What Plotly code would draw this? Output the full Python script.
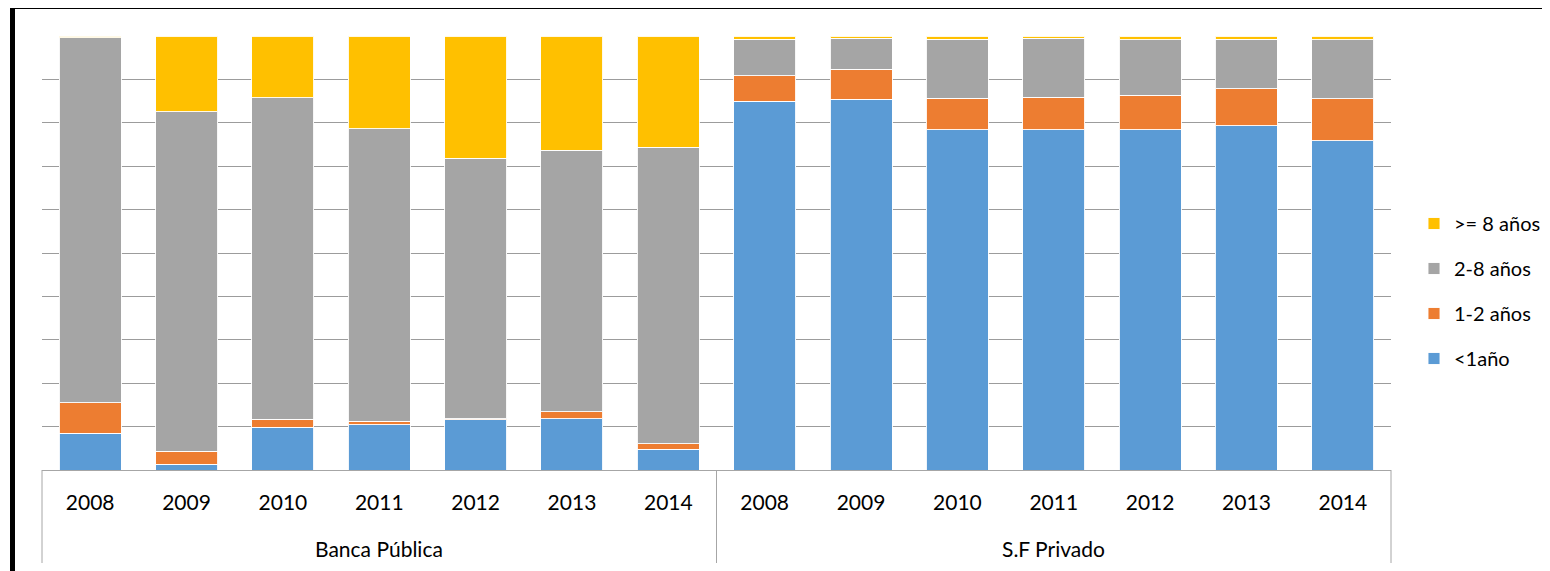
import plotly.graph_objects as go

groups = ["Banca Pública"] * 7 + ["S.F Privado"] * 7
years = ["2008", "2009", "2010", "2011", "2012", "2013", "2014"] * 2
group_names = ["Banca Pública", "S.F Privado"]

menos_1 = [8.5, 1.3, 9.9, 10.4, 11.6, 11.8, 4.8,
           85.0, 85.4, 78.4, 78.4, 78.4, 79.3, 75.9]
de_1_2 = [7.0, 3.0, 1.8, 0.8, 0.2, 1.6, 1.3,
          5.8, 6.9, 7.3, 7.5, 8.0, 8.5, 9.7]
de_2_8 = [84.1, 78.2, 74.1, 67.4, 60.0, 60.3, 68.3,
          8.4, 7.2, 13.6, 13.6, 12.7, 11.5, 13.5]
mas_8 = [0.4, 17.5, 14.2, 21.4, 28.2, 26.3, 25.6,
         0.8, 0.5, 0.7, 0.5, 0.9, 0.7, 0.9]

series = [
    ("<1año", menos_1, "#5B9BD5", 4),
    ("1-2 años", de_1_2, "#ED7D31", 3),
    ("2-8 años", de_2_8, "#A5A5A5", 2),
    (">= 8 años", mas_8, "#FFC000", 1),
]

cats = [g + " " + y for g, y in zip(groups, years)]

FONT = "Lato, 'Open Sans', sans-serif"

fig = go.Figure()
for name, vals, color, rank in series:
    fig.add_trace(go.Bar(
        x=cats, y=vals, name=name, legendgroup=name, legendrank=rank,
        marker=dict(color=color, line=dict(color="rgba(255,255,255,0.9)", width=1)),
    ))

# page offset of the figure inside the html body
OFF = 8
W, H = 1550 - OFF, 571 - OFF
L, R, T, B = 42 - OFF, 159, 36 - OFF, 101
pw, ph = W - L - R, H - T - B


def px_x(x):
    return (x - OFF - L) / pw


def px_y(y):
    return (H - B - (y - OFF)) / ph


shapes = [
    dict(type="rect", xref="paper", yref="paper",
         x0=px_x(12.5), x1=px_x(1570), y0=px_y(600), y1=px_y(6.5),
         line=dict(color="black", width=5), fillcolor="rgba(0,0,0,0)", layer="above"),
]
for xp in [0, 0.5, 1]:
    shapes.append(dict(type="line", xref="paper", yref="paper",
                       x0=xp, x1=xp, y0=0, y1=px_y(563),
                       line=dict(color="#A6A6A6", width=1)))

annotations = []
for gname in group_names:
    idx = [i for i, g in enumerate(groups) if g == gname]
    mid = cats[idx[len(idx) // 2]]
    annotations.append(dict(
        x=mid, xref="x", y=px_y(548), yref="paper", yanchor="middle",
        text=gname, showarrow=False,
        font=dict(size=21, family=FONT, color="black"),
    ))

fig.update_layout(
    width=W, height=H,
    margin=dict(l=L, r=R, t=T, b=B, autoexpand=False),
    barmode="stack", bargap=0.357,
    plot_bgcolor="white", paper_bgcolor="white",
    font=dict(family=FONT, color="black"),
    shapes=shapes,
    annotations=annotations,
    legend=dict(
        traceorder="grouped", tracegroupgap=16,
        x=px_x(1414), xanchor="left", y=px_y(291), yanchor="middle",
        font=dict(size=20, family=FONT, color="black"),
        itemclick=False,
    ),
    xaxis=dict(
        type="category", showline=True, linecolor="#A6A6A6", linewidth=1,
        tickmode="array", tickvals=cats, ticktext=years,
        tickfont=dict(size=21, family=FONT, color="black"),
        ticks="", showgrid=False, ticklabelstandoff=14,
    ),
    yaxis=dict(
        range=[0, 100], dtick=10, showticklabels=False,
        showgrid=True, gridcolor="#9C9C9C", gridwidth=1, zeroline=False, ticks="",
    ),
)

fig.write_html("out.html")
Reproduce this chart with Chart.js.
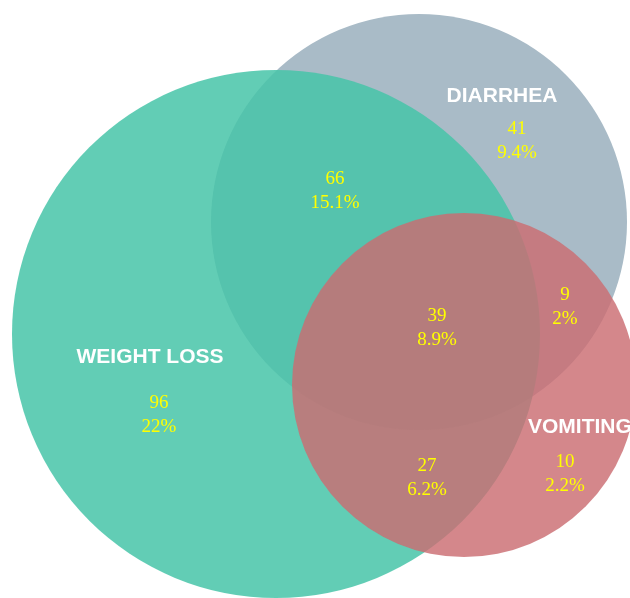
<!DOCTYPE html>
<html>
<head>
<meta charset="utf-8">
<script src="https://cdn.jsdelivr.net/npm/chart.js@4.4.1/dist/chart.umd.min.js"></script>
<style>
  body { margin: 0; background: #fff; }
  #wrap { width: 630px; height: 598px; position: relative; }
</style>
</head>
<body>
<div id="wrap"><canvas id="venn"></canvas></div>
<script>
// sets (circle centre and radius in chart units, y grows downward;
// the axes run 0..630 / 0..598 so one unit is one pixel)
const setNames = ['WEIGHT LOSS', 'DIARRHEA', 'VOMITING'];
const setX = [276, 419, 464];
const setY = [334, 222, 385];
const setR = [264, 208, 172];
// where each set name sits
const setLabelX = [150, 502, 528];
const setLabelY = [357, 96, 427];

// region counts and shares
const regionCounts = [96, 66, 41, 39, 9, 27, 10];
const regionPercents = ['22%', '15.1%', '9.4%', '8.9%', '2%', '6.2%', '2.2%'];
const regionX = [159, 335, 517, 437, 565, 427, 565];
const regionY = [415, 191, 141, 328, 307, 478, 474];

const setColors = ['rgba(71, 196, 168, 0.85)', 'rgba(169, 187, 199, 1)', 'rgba(203, 109, 114, 0.82)'];
const drawOrder = [2, 3, 1]; // blue at the bottom, red on top

const vennLabels = {
  id: 'vennLabels',
  afterDatasetsDraw(chart) {
    const c = chart.ctx;
    const xs = chart.scales.x, ys = chart.scales.y;
    c.save();
    c.textBaseline = 'middle';

    c.fillStyle = '#ffffff';
    c.font = 'bold 21px "Liberation Sans", Arial, sans-serif';
    setNames.forEach((name, i) => {
      c.textAlign = i === 2 ? 'left' : 'center';
      c.fillText(name, xs.getPixelForValue(setLabelX[i]), ys.getPixelForValue(setLabelY[i]));
    });

    c.fillStyle = '#ffff00';
    c.font = '19px "Liberation Serif", "Times New Roman", serif';
    c.textAlign = 'center';
    regionCounts.forEach((n, i) => {
      const px = xs.getPixelForValue(regionX[i]);
      const py = ys.getPixelForValue(regionY[i]);
      c.fillText(String(n), px, py - 12);
      c.fillText(regionPercents[i], px, py + 12);
    });
    c.restore();
  }
};

new Chart(document.getElementById('venn'), {
  type: 'bubble',
  data: {
    datasets: setNames.map((name, i) => ({
      label: name,
      data: [{ x: setX[i], y: setY[i], r: setR[i] }],
      backgroundColor: setColors[i],
      borderWidth: 0,
      order: drawOrder[i],
      clip: false
    }))
  },
  options: {
    responsive: true,
    maintainAspectRatio: false,
    animation: false,
    events: [],
    layout: { padding: 0, autoPadding: false },
    plugins: { legend: { display: false }, tooltip: { enabled: false } },
    scales: {
      x: { type: 'linear', min: 0, max: 630, display: false },
      y: { type: 'linear', min: 0, max: 598, reverse: true, display: false }
    }
  },
  plugins: [vennLabels]
});
</script>
</body>
</html>
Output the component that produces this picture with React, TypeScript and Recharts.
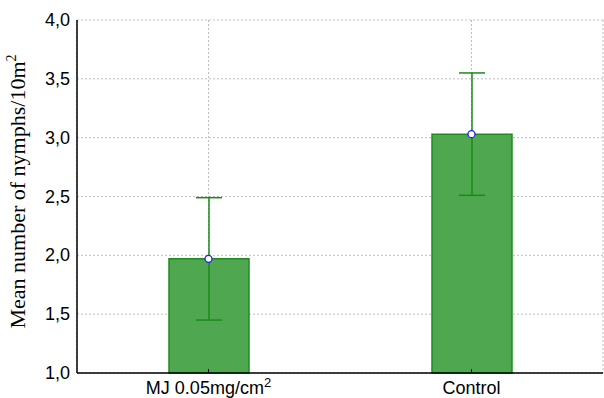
import { ComposedChart, Bar, Line, XAxis, YAxis, CartesianGrid, ErrorBar } from "recharts";

const categories = ["MJ 0.05mg/cm2", "Control"];
const means = [1.97, 3.03];
const errors = [0.52, 0.52];
const yTicks = [1, 1.5, 2, 2.5, 3, 3.5, 4];

const data = categories.map((name, i) => ({ name, mean: means[i], err: errors[i] }));

const SANS = '"Liberation Sans", Arial, Helvetica, sans-serif';
const SERIF = '"Liberation Serif", "Times New Roman", serif';
const fmt = (v: number) => v.toFixed(1).replace(".", ",");

function BottomTick({ x, y, payload }: any) {
  const label = String(payload.value);
  const sup = label.endsWith("cm2");
  return (
    <g>
      <line x1={x} x2={x} y1={y} y2={y - 4} stroke="#000" strokeWidth={1} />
      <text x={x} y={y + 21} textAnchor="middle" fontFamily={SANS} fontSize={18} fill="#000">
        {sup ? (
          <>
            {label.slice(0, -1)}
            <tspan dy={-7} fontSize={13}>2</tspan>
          </>
        ) : (
          label
        )}
      </text>
    </g>
  );
}

function TopTick({ x, y }: any) {
  return <line x1={x} x2={x} y1={y} y2={y + 3} stroke="#000" strokeWidth={1} />;
}

function LeftTick({ x, y, payload }: any) {
  return (
    <text x={x - 7} y={y + 6} textAnchor="end" fontFamily={SANS} fontSize={18} fill="#000">
      {fmt(payload.value)}
    </text>
  );
}

function RightTick({ x, y }: any) {
  return <line x1={x} x2={x - 4} y1={y} y2={y} stroke="#000" strokeWidth={1.2} />;
}

function YLabel({ viewBox }: any) {
  const cy = viewBox.y + viewBox.height / 2 - 5;
  return (
    <text
      x={25}
      y={cy}
      transform={`rotate(-90 25 ${cy})`}
      textAnchor="middle"
      fontFamily={SERIF}
      fontSize={22}
      fill="#000"
    >
      Mean number of nymphs/10m
      <tspan dy={-9} fontSize={14}>2</tspan>
    </text>
  );
}

export default function App() {
  return (
    <div style={{ position: "absolute", left: 0, top: 0, background: "#fff" }}>
      <ComposedChart width={604} height={398} data={data} margin={{ top: 20, right: 1, bottom: 0, left: 0 }}>
        <CartesianGrid stroke="#bdbdbd" strokeDasharray="2 2" />
        <XAxis
          dataKey="name"
          height={25}
          tickSize={0}
          tickMargin={0}
          tick={<BottomTick />}
          axisLine={{ stroke: "#000", strokeWidth: 1.5 }}
          interval={0}
        />
        <XAxis
          xAxisId="top"
          dataKey="name"
          orientation="top"
          height={0}
          tickSize={0}
          tickMargin={0}
          tick={<TopTick />}
          axisLine={{ stroke: "#222", strokeWidth: 1.5 }}
          interval={0}
        />
        <YAxis
          type="number"
          domain={[1, 4]}
          ticks={yTicks}
          width={77}
          tickSize={0}
          tickMargin={0}
          tick={<LeftTick />}
          axisLine={{ stroke: "#000", strokeWidth: 1.5 }}
          label={{ content: <YLabel /> }}
          interval={0}
        />
        <YAxis
          yAxisId="right"
          orientation="right"
          type="number"
          domain={[1, 4]}
          ticks={yTicks}
          width={0}
          tickSize={0}
          tickMargin={0}
          tick={<RightTick />}
          axisLine={{ stroke: "#888", strokeWidth: 1 }}
          interval={0}
        />
        <Bar dataKey="mean" barSize={80} fill="#4fa84f" stroke="#1f8a1f" strokeWidth={1.5} isAnimationActive={false}>
          <ErrorBar dataKey="err" width={13} stroke="#1a8a1a" strokeWidth={1.5} direction="y" />
        </Bar>
        <Line
          dataKey="mean"
          stroke="none"
          dot={{ r: 3.5, fill: "#fff", stroke: "#1f1fff", strokeWidth: 1.3 }}
          activeDot={false}
          isAnimationActive={false}
        />
      </ComposedChart>
    </div>
  );
}
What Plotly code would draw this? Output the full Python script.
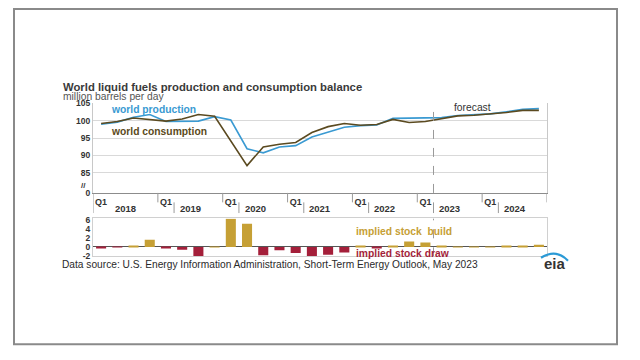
import plotly.graph_objects as go

# ---------------- data ----------------
years = [2018, 2019, 2020, 2021, 2022, 2023, 2024]
quarters = [f"{y}Q{q}" for y in years for q in (1, 2, 3, 4)]

production = [99.0, 99.6, 101.0, 101.8, 99.8, 99.9, 99.9, 101.2, 100.2, 91.9,
              90.7, 92.4, 92.8, 95.3, 96.7, 98.1, 98.6, 98.8, 100.7, 100.8,
              100.8, 100.9, 101.5, 101.7, 102.0, 102.6, 103.3, 103.5]
consumption = [99.2, 99.8, 100.8, 100.3, 99.9, 100.5, 101.8, 101.3, 94.0, 87.0,
               92.4, 93.2, 93.7, 96.6, 98.3, 99.2, 98.7, 98.9, 100.4, 99.5,
               99.8, 100.7, 101.4, 101.6, 101.9, 102.4, 103.0, 103.0]
stock_change = [-0.3, -0.05, 0.3, 1.6, -0.1, -0.6, -2.0, 0.1, 6.2, 5.1,
                -1.8, -0.7, -1.3, -2.0, -1.7, -1.2, 0.2, -0.3, 0.3, 1.2,
                1.0, 0.15, 0.05, 0.05, 0.05, 0.2, 0.3, 0.5]

upper_tickvals = [79.1, 85, 90, 95, 100, 105]
upper_ticktext = ["0", "85", "90", "95", "100", "105"]
lower_tickvals = [-2, 0, 2, 4, 6]
q1_ticks = [f"{y}Q1" for y in years]
forecast_start = 20.5  # between 2023Q1 and 2023Q2 (category index)

# ---------------- style ----------------
W, H = 640, 360
FONT = "Liberation Sans, Arial, sans-serif"
BLUE = "#3a9ad2"
BROWN = "#5b4a20"
GOLD = "#c6a035"
RED = "#a41f3a"
DARK = "#333333"


def X(p):
    return p / W


def Y(p):
    return 1 - p / H


fig = go.Figure()

fig.add_trace(go.Scatter(x=quarters, y=production, mode="lines",
                         line=dict(color=BLUE, width=1.6), xaxis="x", yaxis="y",
                         showlegend=False, hoverinfo="skip"))
fig.add_trace(go.Scatter(x=quarters, y=consumption, mode="lines",
                         line=dict(color=BROWN, width=1.6), xaxis="x", yaxis="y",
                         showlegend=False, hoverinfo="skip"))

bar_colors = [GOLD if v >= 0 else RED for v in stock_change]
fig.add_trace(go.Bar(x=quarters, y=stock_change, marker=dict(color=bar_colors, line=dict(width=0)),
                     width=0.62, xaxis="x2", yaxis="y2", showlegend=False, hoverinfo="skip"))

xdom = [X(93), X(547)]

fig.update_layout(
    width=W, height=H,
    margin=dict(l=0, r=0, t=0, b=0),
    paper_bgcolor="white", plot_bgcolor="white",
    font=dict(family=FONT, size=9, color=DARK),
    xaxis=dict(domain=xdom, type="category", categoryorder="array", categoryarray=quarters,
               range=[-0.5, 27.5], tickmode="array", tickvals=q1_ticks,
               ticktext=["<b>Q1</b>"] * len(q1_ticks), ticks="", showgrid=False,
               showline=True, linecolor="#8c8c8c", linewidth=1, mirror=False,
               tickfont=dict(size=9, color=DARK), anchor="y", zeroline=False),
    yaxis=dict(domain=[Y(193.3), Y(101.3)], range=[79.1, 105], tickmode="array",
               tickvals=upper_tickvals, ticktext=[f"<b>{t}</b>" for t in upper_ticktext],
               showgrid=True, gridcolor="#d9d9d9", gridwidth=1,
               showline=True, linecolor="#c8c8c8", linewidth=1, mirror=True,
               ticks="", tickfont=dict(size=8.5, color=DARK), anchor="x", zeroline=False),
    xaxis2=dict(domain=xdom, type="category", categoryorder="array", categoryarray=quarters,
                range=[-0.5, 27.5], showticklabels=False, ticks="", showgrid=False,
                showline=True, linecolor="#d0d0d0", mirror=True, anchor="y2", zeroline=False),
    yaxis2=dict(domain=[Y(258.5), Y(219.5)], range=[-2.05, 6.25], tickmode="array",
                tickvals=lower_tickvals, ticktext=[f"<b>{v}</b>" for v in lower_tickvals],
                showgrid=False, showline=True, linecolor="#d0d0d0", mirror=True,
                ticks="", tickfont=dict(size=8.5, color=DARK), anchor="x2",
                zeroline=True, zerolinecolor="#555555", zerolinewidth=1.2),
    bargap=0.3,
)

shapes = []
# outer frame
shapes.append(dict(type="rect", xref="paper", yref="paper", x0=X(14), x1=X(617), y0=Y(349), y1=Y(4),
                   line=dict(color="#8a8a8a", width=2), fillcolor="rgba(0,0,0,0)"))
# forecast dashed line in both panels
shapes.append(dict(type="line", xref="x", yref="y", x0=forecast_start, x1=forecast_start,
                   y0=79.1, y1=105, line=dict(color="#9a9a9a", width=1, dash="dash")))
shapes.append(dict(type="line", xref="x2", yref="y2", x0=forecast_start, x1=forecast_start,
                   y0=-2.05, y1=6.25, line=dict(color="#9a9a9a", width=1, dash="dash")))
# Q1 tick marks at year boundaries and year-row separators
for k in range(len(years) + 1):
    xb = 4 * k - 0.5
    shapes.append(dict(type="line", xref="x", yref="paper", x0=xb, x1=xb, y0=Y(203), y1=Y(193.3),
                       line=dict(color="#9a9a9a", width=1)))
shapes.append(dict(type="line", xref="x", yref="paper", x0=-0.5, x1=-0.5, y0=Y(214), y1=Y(203),
                   line=dict(color="#9a9a9a", width=1)))
for k in range(1, len(years)):
    xs = 4 * k + 0.5
    shapes.append(dict(type="line", xref="x", yref="paper", x0=xs, x1=xs, y0=Y(214), y1=Y(203),
                       line=dict(color="#9a9a9a", width=1)))
# eia logo arc
shapes.append(dict(type="path", xref="paper", yref="paper",
                   path=f"M {X(541)} {Y(260)} Q {X(556)} {Y(250)} {X(568)} {Y(263)}",
                   line=dict(color="#2a9ad6", width=2.2)))
fig.update_layout(shapes=shapes)

ann = []


def txt(x, y, s, size=9, color=DARK, xanchor="left", xref="paper"):
    ann.append(dict(x=x, y=y, xref=xref, yref="paper", text=s, showarrow=False,
                    font=dict(size=size, color=color, family=FONT),
                    xanchor=xanchor, yanchor="middle", borderpad=0))


txt(X(62), Y(84), "<b>World liquid fuels production and consumption balance</b>", size=11.3, color="#3a3a3a")
txt(X(62), Y(94), "million barrels per day", size=10.3, color="#555555")
txt(X(110), Y(107), "<b>world production</b>", size=10.3, color=BLUE)
txt(X(110), Y(130.5), "<b>world consumption</b>", size=10.3, color=BROWN)
txt(X(453), Y(105.5), "forecast", size=10.3, color=DARK)
txt(X(355), Y(232.5), "<b>implied stock&nbsp; build</b>", size=10.3, color=GOLD)
txt(X(355), Y(256), "<b>implied stock draw</b>", size=10.3, color=RED)
txt(X(87), Y(186), "<b>//</b>", size=8, color=DARK, xanchor="right")
txt(X(61), Y(266.5), "Data source: U.S. Energy Information Administration, Short-Term Energy Outlook, May 2023",
    size=10.2, color="#2a2a2a")
txt(X(555), Y(266), "<b>eia</b>", size=15, color="#333333", xanchor="center")
for k, yr in enumerate(years):
    txt(4 * k + 1.5, Y(209.5), f"<b>{yr}</b>", size=9.5, color=DARK, xanchor="center", xref="x")

fig.update_layout(annotations=ann)

fig.write_html("out.html", config={"displayModeBar": False},
               post_script="document.body.style.margin='0';document.body.style.padding='0';"
                           "document.documentElement.style.overflow='hidden';")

» Directions for this task
Write out the lines from the one containing "Output the component" down to the one containing "const fmt = (v: number)", both included, exactly as they appear. Leave out any pictures.

» Finished answer
Output the component that produces this picture with React, TypeScript and Recharts.
import { ComposedChart, Bar, Line, XAxis, YAxis, CartesianGrid, ErrorBar } from "recharts";

const categories = ["MJ 0.05mg/cm2", "Control"];
const means = [1.97, 3.03];
const errors = [0.52, 0.52];
const yTicks = [1, 1.5, 2, 2.5, 3, 3.5, 4];

const data = categories.map((name, i) => ({ name, mean: means[i], err: errors[i] }));

const SANS = '"Liberation Sans", Arial, Helvetica, sans-serif';
const SERIF = '"Liberation Serif", "Times New Roman", serif';
const fmt = (v: number) => v.toFixed(1).replace(".", ",");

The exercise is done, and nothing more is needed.